SHORT EXERCISE. Exactly repeat the material, dropping only the pictures.

RECORDED DATA.
────────────────────────────────────────

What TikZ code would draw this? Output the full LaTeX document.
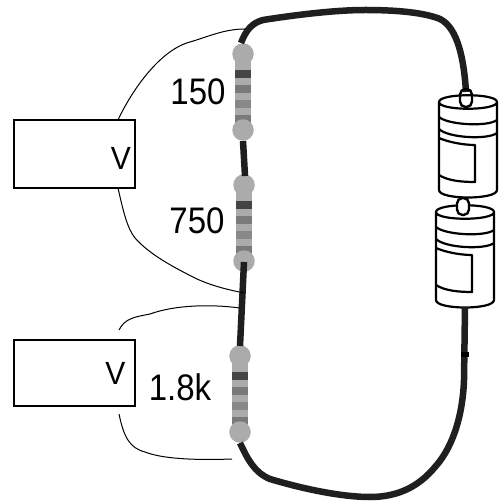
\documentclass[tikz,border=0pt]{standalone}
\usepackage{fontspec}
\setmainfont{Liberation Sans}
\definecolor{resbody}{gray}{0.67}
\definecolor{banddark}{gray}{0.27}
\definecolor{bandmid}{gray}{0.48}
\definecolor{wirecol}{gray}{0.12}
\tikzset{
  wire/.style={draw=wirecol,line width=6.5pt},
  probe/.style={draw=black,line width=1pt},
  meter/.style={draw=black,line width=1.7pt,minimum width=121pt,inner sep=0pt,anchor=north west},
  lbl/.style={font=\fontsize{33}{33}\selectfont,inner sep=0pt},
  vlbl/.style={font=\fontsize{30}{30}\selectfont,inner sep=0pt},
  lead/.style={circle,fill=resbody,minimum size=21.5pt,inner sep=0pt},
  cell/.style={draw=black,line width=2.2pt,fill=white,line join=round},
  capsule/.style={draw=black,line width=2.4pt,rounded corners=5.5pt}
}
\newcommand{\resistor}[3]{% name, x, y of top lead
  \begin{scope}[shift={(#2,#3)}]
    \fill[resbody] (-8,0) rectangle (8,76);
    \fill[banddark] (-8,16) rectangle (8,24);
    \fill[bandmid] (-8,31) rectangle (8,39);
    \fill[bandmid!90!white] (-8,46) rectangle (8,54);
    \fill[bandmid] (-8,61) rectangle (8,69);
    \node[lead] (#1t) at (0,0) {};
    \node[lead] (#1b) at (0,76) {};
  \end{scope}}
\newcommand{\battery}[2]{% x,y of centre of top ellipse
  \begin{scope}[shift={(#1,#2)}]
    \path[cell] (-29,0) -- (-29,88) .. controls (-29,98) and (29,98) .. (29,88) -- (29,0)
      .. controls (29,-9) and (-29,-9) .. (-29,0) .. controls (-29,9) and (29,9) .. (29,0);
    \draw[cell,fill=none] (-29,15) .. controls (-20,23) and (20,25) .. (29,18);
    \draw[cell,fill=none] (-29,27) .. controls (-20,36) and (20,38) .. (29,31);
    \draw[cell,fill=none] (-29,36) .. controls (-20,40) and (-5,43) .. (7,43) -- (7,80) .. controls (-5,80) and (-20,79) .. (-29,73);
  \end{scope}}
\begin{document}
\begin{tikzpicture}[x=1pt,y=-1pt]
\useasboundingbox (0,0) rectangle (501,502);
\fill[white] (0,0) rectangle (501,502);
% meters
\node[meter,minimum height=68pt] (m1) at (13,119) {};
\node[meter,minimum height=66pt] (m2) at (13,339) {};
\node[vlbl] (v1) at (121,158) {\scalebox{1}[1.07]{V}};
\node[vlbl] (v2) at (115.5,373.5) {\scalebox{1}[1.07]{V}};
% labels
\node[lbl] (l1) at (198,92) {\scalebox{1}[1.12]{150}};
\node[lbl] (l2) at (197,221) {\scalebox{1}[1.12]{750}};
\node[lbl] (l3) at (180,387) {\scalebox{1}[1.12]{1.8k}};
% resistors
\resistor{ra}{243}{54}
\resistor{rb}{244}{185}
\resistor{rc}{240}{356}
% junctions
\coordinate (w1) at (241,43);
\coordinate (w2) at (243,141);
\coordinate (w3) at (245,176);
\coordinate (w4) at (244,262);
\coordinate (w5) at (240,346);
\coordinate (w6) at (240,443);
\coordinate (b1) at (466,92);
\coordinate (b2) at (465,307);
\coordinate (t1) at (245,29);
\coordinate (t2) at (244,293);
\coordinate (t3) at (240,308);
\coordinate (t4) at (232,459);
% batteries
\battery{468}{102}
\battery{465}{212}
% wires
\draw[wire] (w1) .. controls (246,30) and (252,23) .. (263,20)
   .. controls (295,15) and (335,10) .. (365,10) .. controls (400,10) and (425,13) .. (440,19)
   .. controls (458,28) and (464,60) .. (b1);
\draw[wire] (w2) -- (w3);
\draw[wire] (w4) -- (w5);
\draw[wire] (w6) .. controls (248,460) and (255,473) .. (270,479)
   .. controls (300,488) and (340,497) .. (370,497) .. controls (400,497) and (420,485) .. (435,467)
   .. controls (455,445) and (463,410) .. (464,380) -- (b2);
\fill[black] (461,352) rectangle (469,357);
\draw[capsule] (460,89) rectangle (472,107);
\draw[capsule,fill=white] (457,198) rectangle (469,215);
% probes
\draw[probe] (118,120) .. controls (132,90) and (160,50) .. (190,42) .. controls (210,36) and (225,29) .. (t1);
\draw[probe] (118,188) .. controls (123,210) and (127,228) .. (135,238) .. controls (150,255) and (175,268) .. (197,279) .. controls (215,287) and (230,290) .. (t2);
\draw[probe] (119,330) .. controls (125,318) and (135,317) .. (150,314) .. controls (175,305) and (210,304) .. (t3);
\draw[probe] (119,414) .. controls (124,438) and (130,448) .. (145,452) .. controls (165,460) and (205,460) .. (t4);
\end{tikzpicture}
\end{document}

────────────────────────────────────────

REPLY TO THE TASK.
What TikZ code would draw this? Output the full LaTeX document.
\documentclass[tikz,border=0pt]{standalone}
\usepackage{fontspec}
\setmainfont{Liberation Sans}
\definecolor{resbody}{gray}{0.67}
\definecolor{banddark}{gray}{0.27}
\definecolor{bandmid}{gray}{0.48}
\definecolor{wirecol}{gray}{0.12}
\tikzset{
  wire/.style={draw=wirecol,line width=6.5pt},
  probe/.style={draw=black,line width=1pt},
  meter/.style={draw=black,line width=1.7pt,minimum width=121pt,inner sep=0pt,anchor=north west},
  lbl/.style={font=\fontsize{33}{33}\selectfont,inner sep=0pt},
  vlbl/.style={font=\fontsize{30}{30}\selectfont,inner sep=0pt},
  lead/.style={circle,fill=resbody,minimum size=21.5pt,inner sep=0pt},
  cell/.style={draw=black,line width=2.2pt,fill=white,line join=round},
  capsule/.style={draw=black,line width=2.4pt,rounded corners=5.5pt}
}
\newcommand{\resistor}[3]{% name, x, y of top lead
  \begin{scope}[shift={(#2,#3)}]
    \fill[resbody] (-8,0) rectangle (8,76);
    \fill[banddark] (-8,16) rectangle (8,24);
    \fill[bandmid] (-8,31) rectangle (8,39);
    \fill[bandmid!90!white] (-8,46) rectangle (8,54);
    \fill[bandmid] (-8,61) rectangle (8,69);
    \node[lead] (#1t) at (0,0) {};
    \node[lead] (#1b) at (0,76) {};
  \end{scope}}
\newcommand{\battery}[2]{% x,y of centre of top ellipse
  \begin{scope}[shift={(#1,#2)}]
    \path[cell] (-29,0) -- (-29,88) .. controls (-29,98) and (29,98) .. (29,88) -- (29,0)
      .. controls (29,-9) and (-29,-9) .. (-29,0) .. controls (-29,9) and (29,9) .. (29,0);
    \draw[cell,fill=none] (-29,15) .. controls (-20,23) and (20,25) .. (29,18);
    \draw[cell,fill=none] (-29,27) .. controls (-20,36) and (20,38) .. (29,31);
    \draw[cell,fill=none] (-29,36) .. controls (-20,40) and (-5,43) .. (7,43) -- (7,80) .. controls (-5,80) and (-20,79) .. (-29,73);
  \end{scope}}
\begin{document}
\begin{tikzpicture}[x=1pt,y=-1pt]
\useasboundingbox (0,0) rectangle (501,502);
\fill[white] (0,0) rectangle (501,502);
% meters
\node[meter,minimum height=68pt] (m1) at (13,119) {};
\node[meter,minimum height=66pt] (m2) at (13,339) {};
\node[vlbl] (v1) at (121,158) {\scalebox{1}[1.07]{V}};
\node[vlbl] (v2) at (115.5,373.5) {\scalebox{1}[1.07]{V}};
% labels
\node[lbl] (l1) at (198,92) {\scalebox{1}[1.12]{150}};
\node[lbl] (l2) at (197,221) {\scalebox{1}[1.12]{750}};
\node[lbl] (l3) at (180,387) {\scalebox{1}[1.12]{1.8k}};
% resistors
\resistor{ra}{243}{54}
\resistor{rb}{244}{185}
\resistor{rc}{240}{356}
% junctions
\coordinate (w1) at (241,43);
\coordinate (w2) at (243,141);
\coordinate (w3) at (245,176);
\coordinate (w4) at (244,262);
\coordinate (w5) at (240,346);
\coordinate (w6) at (240,443);
\coordinate (b1) at (466,92);
\coordinate (b2) at (465,307);
\coordinate (t1) at (245,29);
\coordinate (t2) at (244,293);
\coordinate (t3) at (240,308);
\coordinate (t4) at (232,459);
% batteries
\battery{468}{102}
\battery{465}{212}
% wires
\draw[wire] (w1) .. controls (246,30) and (252,23) .. (263,20)
   .. controls (295,15) and (335,10) .. (365,10) .. controls (400,10) and (425,13) .. (440,19)
   .. controls (458,28) and (464,60) .. (b1);
\draw[wire] (w2) -- (w3);
\draw[wire] (w4) -- (w5);
\draw[wire] (w6) .. controls (248,460) and (255,473) .. (270,479)
   .. controls (300,488) and (340,497) .. (370,497) .. controls (400,497) and (420,485) .. (435,467)
   .. controls (455,445) and (463,410) .. (464,380) -- (b2);
\fill[black] (461,352) rectangle (469,357);
\draw[capsule] (460,89) rectangle (472,107);
\draw[capsule,fill=white] (457,198) rectangle (469,215);
% probes
\draw[probe] (118,120) .. controls (132,90) and (160,50) .. (190,42) .. controls (210,36) and (225,29) .. (t1);
\draw[probe] (118,188) .. controls (123,210) and (127,228) .. (135,238) .. controls (150,255) and (175,268) .. (197,279) .. controls (215,287) and (230,290) .. (t2);
\draw[probe] (119,330) .. controls (125,318) and (135,317) .. (150,314) .. controls (175,305) and (210,304) .. (t3);
\draw[probe] (119,414) .. controls (124,438) and (130,448) .. (145,452) .. controls (165,460) and (205,460) .. (t4);
\end{tikzpicture}
\end{document}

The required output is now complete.